• EXERCISE DETAILS:
Extract exactly the lines from the top of the records through the line containing "(7,8) -- (815,8);", and keep pictures out of the copy.

• DATA LISTING:
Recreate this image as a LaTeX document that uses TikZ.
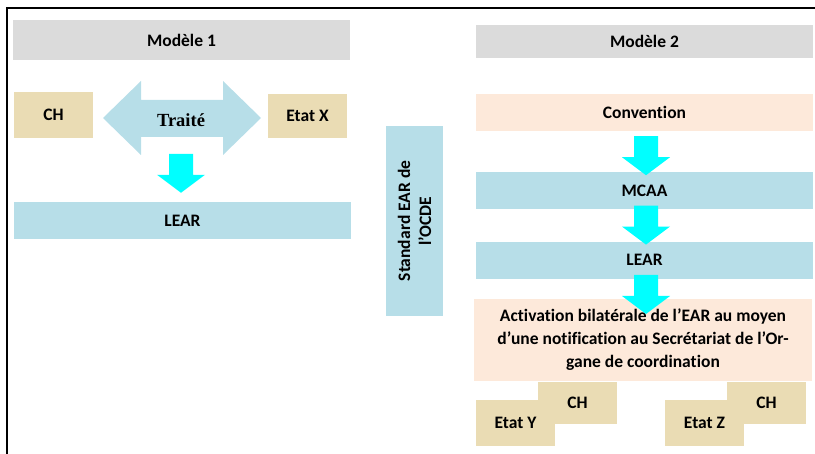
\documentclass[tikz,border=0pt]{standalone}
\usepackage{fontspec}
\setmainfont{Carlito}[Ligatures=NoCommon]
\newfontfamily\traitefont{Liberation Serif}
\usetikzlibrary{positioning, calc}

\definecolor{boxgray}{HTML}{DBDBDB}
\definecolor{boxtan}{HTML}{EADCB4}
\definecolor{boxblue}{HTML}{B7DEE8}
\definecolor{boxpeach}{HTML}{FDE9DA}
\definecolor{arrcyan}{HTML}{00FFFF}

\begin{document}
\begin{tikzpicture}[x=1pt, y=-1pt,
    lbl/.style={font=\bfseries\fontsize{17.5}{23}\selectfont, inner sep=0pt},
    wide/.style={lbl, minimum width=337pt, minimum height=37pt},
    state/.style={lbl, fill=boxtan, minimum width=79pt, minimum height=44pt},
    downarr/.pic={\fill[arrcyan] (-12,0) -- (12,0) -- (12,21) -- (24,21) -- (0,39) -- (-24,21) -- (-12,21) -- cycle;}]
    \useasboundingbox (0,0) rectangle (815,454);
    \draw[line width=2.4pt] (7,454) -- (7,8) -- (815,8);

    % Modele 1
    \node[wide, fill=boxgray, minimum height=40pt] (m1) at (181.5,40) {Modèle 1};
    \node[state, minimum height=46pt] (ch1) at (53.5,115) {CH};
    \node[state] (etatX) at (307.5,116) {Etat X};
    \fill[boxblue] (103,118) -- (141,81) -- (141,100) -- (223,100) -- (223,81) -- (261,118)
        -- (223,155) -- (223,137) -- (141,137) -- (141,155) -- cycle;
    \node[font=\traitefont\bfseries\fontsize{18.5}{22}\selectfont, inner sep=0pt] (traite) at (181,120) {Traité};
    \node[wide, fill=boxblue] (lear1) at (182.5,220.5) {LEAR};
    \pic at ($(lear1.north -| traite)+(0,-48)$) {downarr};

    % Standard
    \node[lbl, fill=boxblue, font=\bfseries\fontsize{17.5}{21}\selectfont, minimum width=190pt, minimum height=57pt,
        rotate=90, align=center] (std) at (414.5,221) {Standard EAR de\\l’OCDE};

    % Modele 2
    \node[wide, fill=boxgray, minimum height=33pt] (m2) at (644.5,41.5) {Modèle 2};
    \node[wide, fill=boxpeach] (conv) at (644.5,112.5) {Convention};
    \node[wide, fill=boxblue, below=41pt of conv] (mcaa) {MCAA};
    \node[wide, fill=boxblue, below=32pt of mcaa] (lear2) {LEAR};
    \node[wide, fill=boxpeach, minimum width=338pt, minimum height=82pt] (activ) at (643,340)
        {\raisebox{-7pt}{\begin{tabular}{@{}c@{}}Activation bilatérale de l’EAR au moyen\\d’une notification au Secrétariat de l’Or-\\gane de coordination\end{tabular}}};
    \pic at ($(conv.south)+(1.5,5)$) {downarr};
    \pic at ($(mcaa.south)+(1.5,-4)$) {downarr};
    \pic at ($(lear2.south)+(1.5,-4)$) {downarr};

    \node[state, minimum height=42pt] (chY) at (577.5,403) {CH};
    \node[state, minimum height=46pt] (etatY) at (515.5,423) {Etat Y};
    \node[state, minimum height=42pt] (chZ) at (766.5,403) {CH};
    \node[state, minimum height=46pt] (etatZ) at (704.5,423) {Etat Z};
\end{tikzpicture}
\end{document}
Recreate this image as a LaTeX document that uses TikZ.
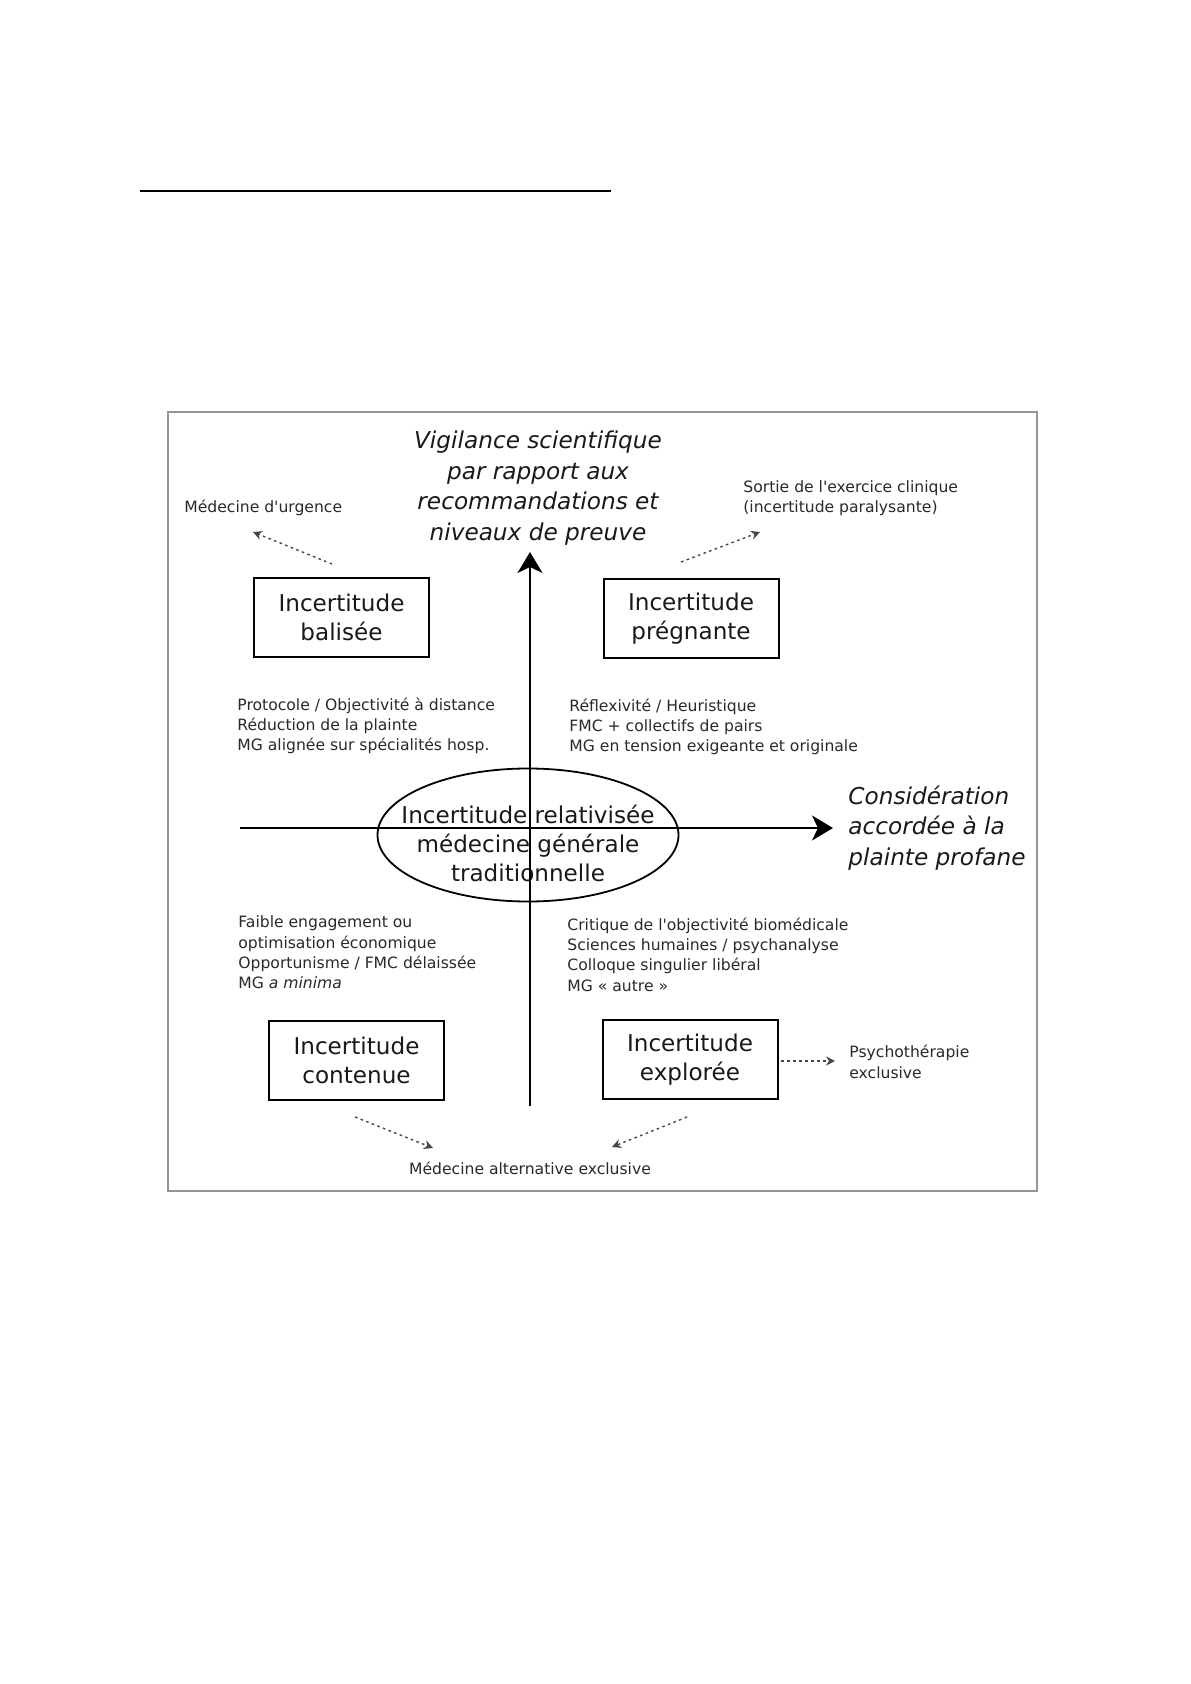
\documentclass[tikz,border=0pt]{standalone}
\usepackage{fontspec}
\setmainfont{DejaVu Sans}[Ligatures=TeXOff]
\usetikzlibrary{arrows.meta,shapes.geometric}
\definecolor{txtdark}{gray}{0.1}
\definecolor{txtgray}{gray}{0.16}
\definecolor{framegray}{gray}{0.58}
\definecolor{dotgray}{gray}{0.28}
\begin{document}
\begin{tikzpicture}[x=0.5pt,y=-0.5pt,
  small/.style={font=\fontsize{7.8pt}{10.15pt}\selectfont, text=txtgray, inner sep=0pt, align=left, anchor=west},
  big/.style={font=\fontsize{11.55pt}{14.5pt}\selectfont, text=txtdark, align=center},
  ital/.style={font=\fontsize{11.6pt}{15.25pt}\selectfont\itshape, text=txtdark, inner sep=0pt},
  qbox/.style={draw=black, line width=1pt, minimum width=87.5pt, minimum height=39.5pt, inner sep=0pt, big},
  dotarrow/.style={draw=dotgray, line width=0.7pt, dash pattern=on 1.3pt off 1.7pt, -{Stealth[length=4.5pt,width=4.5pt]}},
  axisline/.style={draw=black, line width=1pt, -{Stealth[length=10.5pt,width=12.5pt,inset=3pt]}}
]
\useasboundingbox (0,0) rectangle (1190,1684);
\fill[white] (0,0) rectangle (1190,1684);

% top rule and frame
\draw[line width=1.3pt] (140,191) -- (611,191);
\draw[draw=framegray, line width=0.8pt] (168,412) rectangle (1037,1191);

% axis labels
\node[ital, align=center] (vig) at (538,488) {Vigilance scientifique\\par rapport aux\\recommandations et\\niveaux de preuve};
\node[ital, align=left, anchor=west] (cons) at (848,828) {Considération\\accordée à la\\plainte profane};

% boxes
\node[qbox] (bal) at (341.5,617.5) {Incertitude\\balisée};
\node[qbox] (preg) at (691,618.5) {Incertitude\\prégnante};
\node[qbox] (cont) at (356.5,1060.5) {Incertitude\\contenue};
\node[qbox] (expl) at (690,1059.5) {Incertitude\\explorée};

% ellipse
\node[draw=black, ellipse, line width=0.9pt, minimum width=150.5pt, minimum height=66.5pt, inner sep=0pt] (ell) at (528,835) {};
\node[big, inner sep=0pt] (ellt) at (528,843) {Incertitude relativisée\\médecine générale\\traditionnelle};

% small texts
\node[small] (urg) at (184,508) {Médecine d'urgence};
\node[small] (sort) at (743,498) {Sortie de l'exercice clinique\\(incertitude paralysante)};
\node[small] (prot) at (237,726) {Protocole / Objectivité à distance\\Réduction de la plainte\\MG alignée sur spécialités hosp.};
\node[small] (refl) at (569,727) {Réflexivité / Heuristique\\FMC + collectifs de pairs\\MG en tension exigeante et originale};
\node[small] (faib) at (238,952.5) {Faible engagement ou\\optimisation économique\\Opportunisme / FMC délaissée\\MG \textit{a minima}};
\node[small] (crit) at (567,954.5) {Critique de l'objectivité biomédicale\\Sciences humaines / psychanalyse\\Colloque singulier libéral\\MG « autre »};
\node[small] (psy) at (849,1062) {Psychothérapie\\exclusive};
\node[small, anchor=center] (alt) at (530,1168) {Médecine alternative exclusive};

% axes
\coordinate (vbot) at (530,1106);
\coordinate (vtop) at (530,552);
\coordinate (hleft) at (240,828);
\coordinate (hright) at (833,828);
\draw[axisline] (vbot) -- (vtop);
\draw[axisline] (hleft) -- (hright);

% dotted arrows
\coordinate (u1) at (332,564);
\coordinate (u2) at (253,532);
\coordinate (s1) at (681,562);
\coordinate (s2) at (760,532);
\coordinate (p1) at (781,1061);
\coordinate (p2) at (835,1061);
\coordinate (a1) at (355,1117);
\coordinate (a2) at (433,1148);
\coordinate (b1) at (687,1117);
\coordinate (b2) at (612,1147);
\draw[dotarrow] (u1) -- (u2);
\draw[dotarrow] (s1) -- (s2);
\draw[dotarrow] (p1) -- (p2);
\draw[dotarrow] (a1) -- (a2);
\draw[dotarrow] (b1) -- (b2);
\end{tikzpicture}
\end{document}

• ANSWER TO THIS PROBLEM:
Recreate this image as a LaTeX document that uses TikZ.
\documentclass[tikz,border=0pt]{standalone}
\usepackage{fontspec}
\setmainfont{Carlito}[Ligatures=NoCommon]
\newfontfamily\traitefont{Liberation Serif}
\usetikzlibrary{positioning, calc}

\definecolor{boxgray}{HTML}{DBDBDB}
\definecolor{boxtan}{HTML}{EADCB4}
\definecolor{boxblue}{HTML}{B7DEE8}
\definecolor{boxpeach}{HTML}{FDE9DA}
\definecolor{arrcyan}{HTML}{00FFFF}

\begin{document}
\begin{tikzpicture}[x=1pt, y=-1pt,
    lbl/.style={font=\bfseries\fontsize{17.5}{23}\selectfont, inner sep=0pt},
    wide/.style={lbl, minimum width=337pt, minimum height=37pt},
    state/.style={lbl, fill=boxtan, minimum width=79pt, minimum height=44pt},
    downarr/.pic={\fill[arrcyan] (-12,0) -- (12,0) -- (12,21) -- (24,21) -- (0,39) -- (-24,21) -- (-12,21) -- cycle;}]
    \useasboundingbox (0,0) rectangle (815,454);
    \draw[line width=2.4pt] (7,454) -- (7,8) -- (815,8);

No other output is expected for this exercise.